[start RECORDS SHOWN]
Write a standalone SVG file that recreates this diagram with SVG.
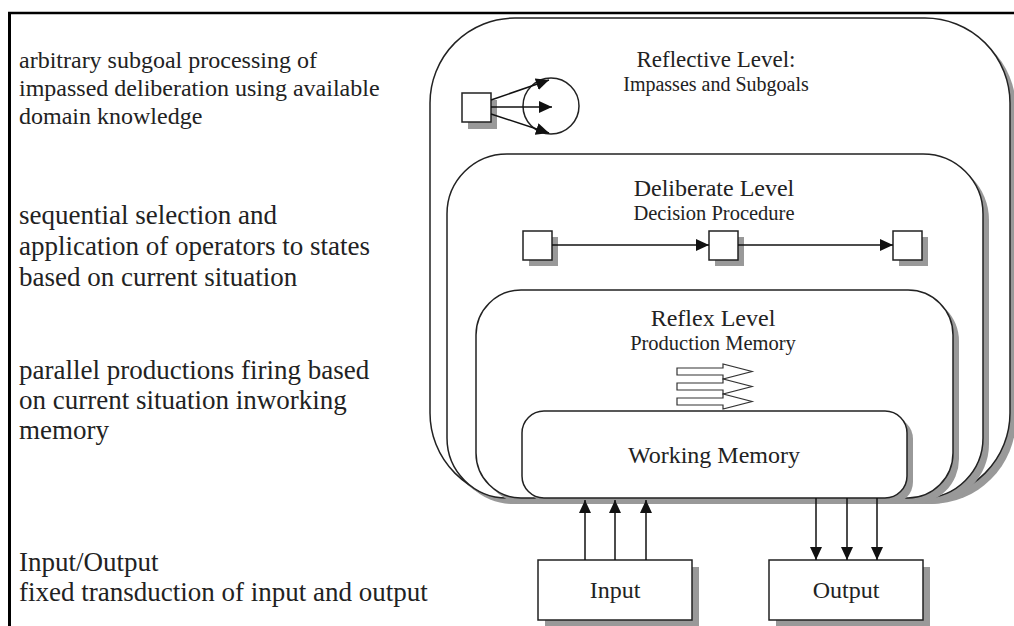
<svg xmlns="http://www.w3.org/2000/svg" width="1014" height="626" viewBox="0 0 1014 626">
<defs>
<style>
.t{font-family:"Liberation Serif","Times New Roman",serif;fill:#222}
.l24{font-size:24px}
.l27{font-size:27px}
.c{text-anchor:middle}
.box{fill:#fff;stroke:#222;stroke-width:1.5}
.sh{fill:#999}
.ln{stroke:#111;stroke-width:1.5;fill:none}
.hol{fill:#fff;stroke:#333;stroke-width:1.2}
</style>
<marker id="ahb" viewBox="0 0 10 10" refX="10" refY="5" markerWidth="13" markerHeight="12" markerUnits="userSpaceOnUse" orient="auto" preserveAspectRatio="none">
<path d="M0,0 L10,5 L0,10 z" fill="#111"/>
</marker>
</defs>
<rect width="1014" height="626" fill="#fff"/>
<g id="frame">
<line x1="8" y1="13" x2="1014" y2="13" stroke="#000" stroke-width="2.5"/>
<line x1="9.5" y1="12" x2="9.5" y2="626" stroke="#000" stroke-width="3"/>
</g>
<g id="descriptions" class="t">
<text class="l24" x="19" y="68">arbitrary subgoal processing of</text>
<text class="l24" x="19" y="96">impassed deliberation using available</text>
<text class="l24" x="19" y="124">domain knowledge</text>
<text class="l27" x="19" y="224">sequential selection and</text>
<text class="l27" x="19" y="255">application of operators to states</text>
<text class="l27" x="19" y="286">based on current situation</text>
<text class="l27" x="19" y="379">parallel productions firing based</text>
<text class="l27" x="19" y="409">on current situation inworking</text>
<text class="l27" x="19" y="439">memory</text>
<text class="l27" x="19" y="571">Input/Output</text>
<text class="l27" x="19" y="601">fixed transduction of input and output</text>
</g>
<g id="reflective">
<rect class="sh" x="436" y="24" width="580" height="480" rx="85"/>
<rect class="box" x="430" y="18" width="580" height="480" rx="85"/>
<text class="t c" x="716" y="67" font-size="23">Reflective Level:</text>
<text class="t c" x="716" y="91" font-size="20">Impasses and Subgoals</text>
<g id="subgoal-state">
<rect class="sh" x="468" y="100" width="29" height="29"/>
<rect class="box" x="462" y="93" width="29" height="29"/>
</g>
<circle id="subgoal" cx="551" cy="106" r="28" fill="none" stroke="#222" stroke-width="1.5"/>
</g>
<g id="deliberate">
<rect class="sh" x="453" y="160" width="536" height="344" rx="60"/>
<rect class="box" x="447" y="154" width="536" height="344" rx="60"/>
<text class="t c" x="714" y="196" font-size="24">Deliberate Level</text>
<text class="t c" x="714" y="220" font-size="20.5">Decision Procedure</text>
<g id="state1"><rect class="sh" x="529" y="237" width="29" height="29"/><rect class="box" x="523" y="231" width="29" height="29"/></g>
<g id="state2"><rect class="sh" x="715" y="237" width="29" height="29"/><rect class="box" x="709" y="231" width="29" height="29"/></g>
<g id="state3"><rect class="sh" x="899" y="237" width="29" height="29"/><rect class="box" x="893" y="231" width="29" height="29"/></g>
</g>
<g id="reflex">
<rect class="sh" x="482" y="296" width="477" height="208" rx="45"/>
<rect class="box" x="476" y="290" width="477" height="208" rx="45"/>
<text class="t c" x="713" y="326" font-size="24">Reflex Level</text>
<text class="t c" x="713" y="350" font-size="20.5">Production Memory</text>
<g id="productions">
<polygon class="hol" points="677,368 723,368 723,364 752,371.5 723,379 723,375 677,375"/>
<polygon class="hol" points="677,383 723,383 723,379 752,386.5 723,394 723,390 677,390"/>
<polygon class="hol" points="677,398 723,398 723,394 752,401.5 723,409 723,405 677,405"/>
</g>
</g>
<g id="working-memory">
<rect class="sh" x="528" y="417" width="385" height="87" rx="22"/>
<rect class="box" x="522" y="411" width="385" height="87" rx="22"/>
<text class="t c" x="714" y="463" font-size="24">Working Memory</text>
</g>
<g id="input">
<rect class="sh" x="545" y="567" width="154" height="60"/>
<rect class="box" x="538" y="560" width="154" height="60"/>
<text class="t c" x="615" y="598" font-size="24">Input</text>
</g>
<g id="output">
<rect class="sh" x="776" y="567" width="154" height="60"/>
<rect class="box" x="769" y="560" width="154" height="60"/>
<text class="t c" x="846" y="598" font-size="24">Output</text>
</g>
<g id="connectors">
<line class="ln" x1="491" y1="100" x2="549" y2="80" marker-end="url(#ahb)"/>
<line class="ln" x1="491" y1="107" x2="552" y2="107" marker-end="url(#ahb)"/>
<line class="ln" x1="491" y1="114" x2="549" y2="133" marker-end="url(#ahb)"/>
<line class="ln" x1="552" y1="245" x2="709" y2="245" marker-end="url(#ahb)"/>
<line class="ln" x1="738" y1="245" x2="893" y2="245" marker-end="url(#ahb)"/>
<line class="ln" x1="585" y1="560" x2="585" y2="500" marker-end="url(#ahb)"/>
<line class="ln" x1="615" y1="560" x2="615" y2="500" marker-end="url(#ahb)"/>
<line class="ln" x1="646" y1="560" x2="646" y2="500" marker-end="url(#ahb)"/>
<line class="ln" x1="816" y1="498" x2="816" y2="560" marker-end="url(#ahb)"/>
<line class="ln" x1="847" y1="498" x2="847" y2="560" marker-end="url(#ahb)"/>
<line class="ln" x1="877" y1="498" x2="877" y2="560" marker-end="url(#ahb)"/>
</g>
</svg>
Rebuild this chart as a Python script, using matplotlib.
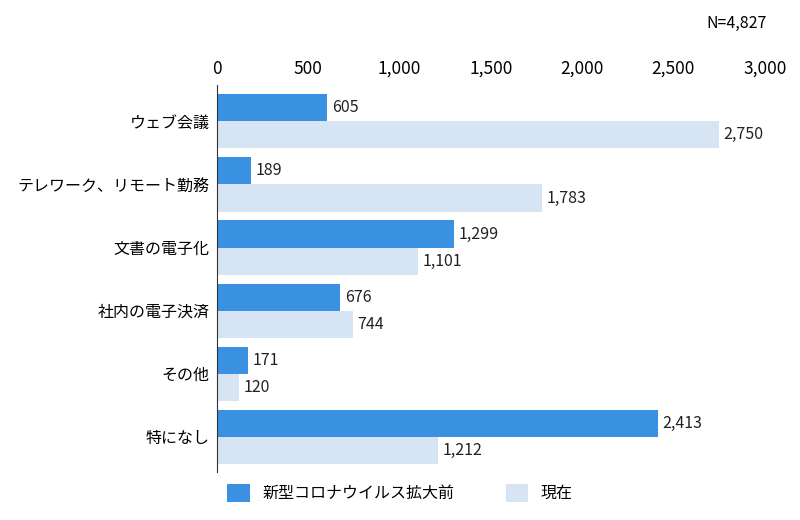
import matplotlib
matplotlib.use("Agg")
import matplotlib.pyplot as plt
import numpy as np

plt.rcParams["font.family"] = "Noto Sans CJK JP"

categories = ["ウェブ会議", "テレワーク、リモート勤務", "文書の電子化", "社内の電子決済", "その他", "特になし"]
before = [605, 189, 1299, 676, 171, 2413]
now = [2750, 1783, 1101, 744, 120, 1212]
series_names = ["新型コロナウイルス拡大前", "現在"]
xticks = [0, 500, 1000, 1500, 2000, 2500, 3000]

c_dark = "#3a91e2"
c_light = "#d6e4f3"

fig = plt.figure(figsize=(8, 5.2), dpi=100)
ax = fig.add_axes([0.271, 0.092, 0.685, 0.745])

y = np.arange(len(categories))
h = 0.43
b1 = ax.barh(y - h / 2, before, height=h, color=c_dark, label=series_names[0])
b2 = ax.barh(y + h / 2, now, height=h, color=c_light, label=series_names[1])

for bars, vals in ((b1, before), (b2, now)):
    for bar, v in zip(bars, vals):
        ax.text(v + 25, bar.get_y() + bar.get_height() / 2, f"{v:,}",
                va="center", ha="left", fontsize=11.5, color="#222222")

ax.set_xlim(0, 3000)
ax.set_ylim(5.56, -0.58)
ax.set_yticks(y)
ax.set_yticklabels(categories, fontsize=11.5)
ax.xaxis.tick_top()
ax.set_xticks(xticks)
ax.set_xticklabels([f"{t:,}" for t in xticks], fontsize=12.5)
ax.tick_params(length=0, pad=5)
for s in ("top", "right", "bottom"):
    ax.spines[s].set_visible(False)
ax.spines["left"].set_color("#333333")

fig.text(0.958, 0.955, "N=4,827", ha="right", va="center", fontsize=11.5)
fig.legend(handles=[b1, b2], loc="center", bbox_to_anchor=(0.5, 0.052), ncol=2,
           frameon=False, fontsize=11.5, handlelength=1.4, handleheight=1.4,
           columnspacing=3.2)

fig.savefig("out.png", dpi=100)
[end RECORDS SHOWN]
• [GOAL OF THE EXERCISE] Your task is to copy the entries in full and exactly, without any images.

• [THE RESPONSE]
Write a standalone SVG file that recreates this diagram with SVG.
<svg xmlns="http://www.w3.org/2000/svg" width="1014" height="626" viewBox="0 0 1014 626">
<defs>
<style>
.t{font-family:"Liberation Serif","Times New Roman",serif;fill:#222}
.l24{font-size:24px}
.l27{font-size:27px}
.c{text-anchor:middle}
.box{fill:#fff;stroke:#222;stroke-width:1.5}
.sh{fill:#999}
.ln{stroke:#111;stroke-width:1.5;fill:none}
.hol{fill:#fff;stroke:#333;stroke-width:1.2}
</style>
<marker id="ahb" viewBox="0 0 10 10" refX="10" refY="5" markerWidth="13" markerHeight="12" markerUnits="userSpaceOnUse" orient="auto" preserveAspectRatio="none">
<path d="M0,0 L10,5 L0,10 z" fill="#111"/>
</marker>
</defs>
<rect width="1014" height="626" fill="#fff"/>
<g id="frame">
<line x1="8" y1="13" x2="1014" y2="13" stroke="#000" stroke-width="2.5"/>
<line x1="9.5" y1="12" x2="9.5" y2="626" stroke="#000" stroke-width="3"/>
</g>
<g id="descriptions" class="t">
<text class="l24" x="19" y="68">arbitrary subgoal processing of</text>
<text class="l24" x="19" y="96">impassed deliberation using available</text>
<text class="l24" x="19" y="124">domain knowledge</text>
<text class="l27" x="19" y="224">sequential selection and</text>
<text class="l27" x="19" y="255">application of operators to states</text>
<text class="l27" x="19" y="286">based on current situation</text>
<text class="l27" x="19" y="379">parallel productions firing based</text>
<text class="l27" x="19" y="409">on current situation inworking</text>
<text class="l27" x="19" y="439">memory</text>
<text class="l27" x="19" y="571">Input/Output</text>
<text class="l27" x="19" y="601">fixed transduction of input and output</text>
</g>
<g id="reflective">
<rect class="sh" x="436" y="24" width="580" height="480" rx="85"/>
<rect class="box" x="430" y="18" width="580" height="480" rx="85"/>
<text class="t c" x="716" y="67" font-size="23">Reflective Level:</text>
<text class="t c" x="716" y="91" font-size="20">Impasses and Subgoals</text>
<g id="subgoal-state">
<rect class="sh" x="468" y="100" width="29" height="29"/>
<rect class="box" x="462" y="93" width="29" height="29"/>
</g>
<circle id="subgoal" cx="551" cy="106" r="28" fill="none" stroke="#222" stroke-width="1.5"/>
</g>
<g id="deliberate">
<rect class="sh" x="453" y="160" width="536" height="344" rx="60"/>
<rect class="box" x="447" y="154" width="536" height="344" rx="60"/>
<text class="t c" x="714" y="196" font-size="24">Deliberate Level</text>
<text class="t c" x="714" y="220" font-size="20.5">Decision Procedure</text>
<g id="state1"><rect class="sh" x="529" y="237" width="29" height="29"/><rect class="box" x="523" y="231" width="29" height="29"/></g>
<g id="state2"><rect class="sh" x="715" y="237" width="29" height="29"/><rect class="box" x="709" y="231" width="29" height="29"/></g>
<g id="state3"><rect class="sh" x="899" y="237" width="29" height="29"/><rect class="box" x="893" y="231" width="29" height="29"/></g>
</g>
<g id="reflex">
<rect class="sh" x="482" y="296" width="477" height="208" rx="45"/>
<rect class="box" x="476" y="290" width="477" height="208" rx="45"/>
<text class="t c" x="713" y="326" font-size="24">Reflex Level</text>
<text class="t c" x="713" y="350" font-size="20.5">Production Memory</text>
<g id="productions">
<polygon class="hol" points="677,368 723,368 723,364 752,371.5 723,379 723,375 677,375"/>
<polygon class="hol" points="677,383 723,383 723,379 752,386.5 723,394 723,390 677,390"/>
<polygon class="hol" points="677,398 723,398 723,394 752,401.5 723,409 723,405 677,405"/>
</g>
</g>
<g id="working-memory">
<rect class="sh" x="528" y="417" width="385" height="87" rx="22"/>
<rect class="box" x="522" y="411" width="385" height="87" rx="22"/>
<text class="t c" x="714" y="463" font-size="24">Working Memory</text>
</g>
<g id="input">
<rect class="sh" x="545" y="567" width="154" height="60"/>
<rect class="box" x="538" y="560" width="154" height="60"/>
<text class="t c" x="615" y="598" font-size="24">Input</text>
</g>
<g id="output">
<rect class="sh" x="776" y="567" width="154" height="60"/>
<rect class="box" x="769" y="560" width="154" height="60"/>
<text class="t c" x="846" y="598" font-size="24">Output</text>
</g>
<g id="connectors">
<line class="ln" x1="491" y1="100" x2="549" y2="80" marker-end="url(#ahb)"/>
<line class="ln" x1="491" y1="107" x2="552" y2="107" marker-end="url(#ahb)"/>
<line class="ln" x1="491" y1="114" x2="549" y2="133" marker-end="url(#ahb)"/>
<line class="ln" x1="552" y1="245" x2="709" y2="245" marker-end="url(#ahb)"/>
<line class="ln" x1="738" y1="245" x2="893" y2="245" marker-end="url(#ahb)"/>
<line class="ln" x1="585" y1="560" x2="585" y2="500" marker-end="url(#ahb)"/>
<line class="ln" x1="615" y1="560" x2="615" y2="500" marker-end="url(#ahb)"/>
<line class="ln" x1="646" y1="560" x2="646" y2="500" marker-end="url(#ahb)"/>
<line class="ln" x1="816" y1="498" x2="816" y2="560" marker-end="url(#ahb)"/>
<line class="ln" x1="847" y1="498" x2="847" y2="560" marker-end="url(#ahb)"/>
<line class="ln" x1="877" y1="498" x2="877" y2="560" marker-end="url(#ahb)"/>
</g>
</svg>
Rebuild this chart as a Python script, using matplotlib.
import matplotlib
matplotlib.use("Agg")
import matplotlib.pyplot as plt
import numpy as np

plt.rcParams["font.family"] = "Noto Sans CJK JP"

categories = ["ウェブ会議", "テレワーク、リモート勤務", "文書の電子化", "社内の電子決済", "その他", "特になし"]
before = [605, 189, 1299, 676, 171, 2413]
now = [2750, 1783, 1101, 744, 120, 1212]
series_names = ["新型コロナウイルス拡大前", "現在"]
xticks = [0, 500, 1000, 1500, 2000, 2500, 3000]

c_dark = "#3a91e2"
c_light = "#d6e4f3"

fig = plt.figure(figsize=(8, 5.2), dpi=100)
ax = fig.add_axes([0.271, 0.092, 0.685, 0.745])

y = np.arange(len(categories))
h = 0.43
b1 = ax.barh(y - h / 2, before, height=h, color=c_dark, label=series_names[0])
b2 = ax.barh(y + h / 2, now, height=h, color=c_light, label=series_names[1])

for bars, vals in ((b1, before), (b2, now)):
    for bar, v in zip(bars, vals):
        ax.text(v + 25, bar.get_y() + bar.get_height() / 2, f"{v:,}",
                va="center", ha="left", fontsize=11.5, color="#222222")

ax.set_xlim(0, 3000)
ax.set_ylim(5.56, -0.58)
ax.set_yticks(y)
ax.set_yticklabels(categories, fontsize=11.5)
ax.xaxis.tick_top()
ax.set_xticks(xticks)
ax.set_xticklabels([f"{t:,}" for t in xticks], fontsize=12.5)
ax.tick_params(length=0, pad=5)
for s in ("top", "right", "bottom"):
    ax.spines[s].set_visible(False)
ax.spines["left"].set_color("#333333")

fig.text(0.958, 0.955, "N=4,827", ha="right", va="center", fontsize=11.5)
fig.legend(handles=[b1, b2], loc="center", bbox_to_anchor=(0.5, 0.052), ncol=2,
           frameon=False, fontsize=11.5, handlelength=1.4, handleheight=1.4,
           columnspacing=3.2)

fig.savefig("out.png", dpi=100)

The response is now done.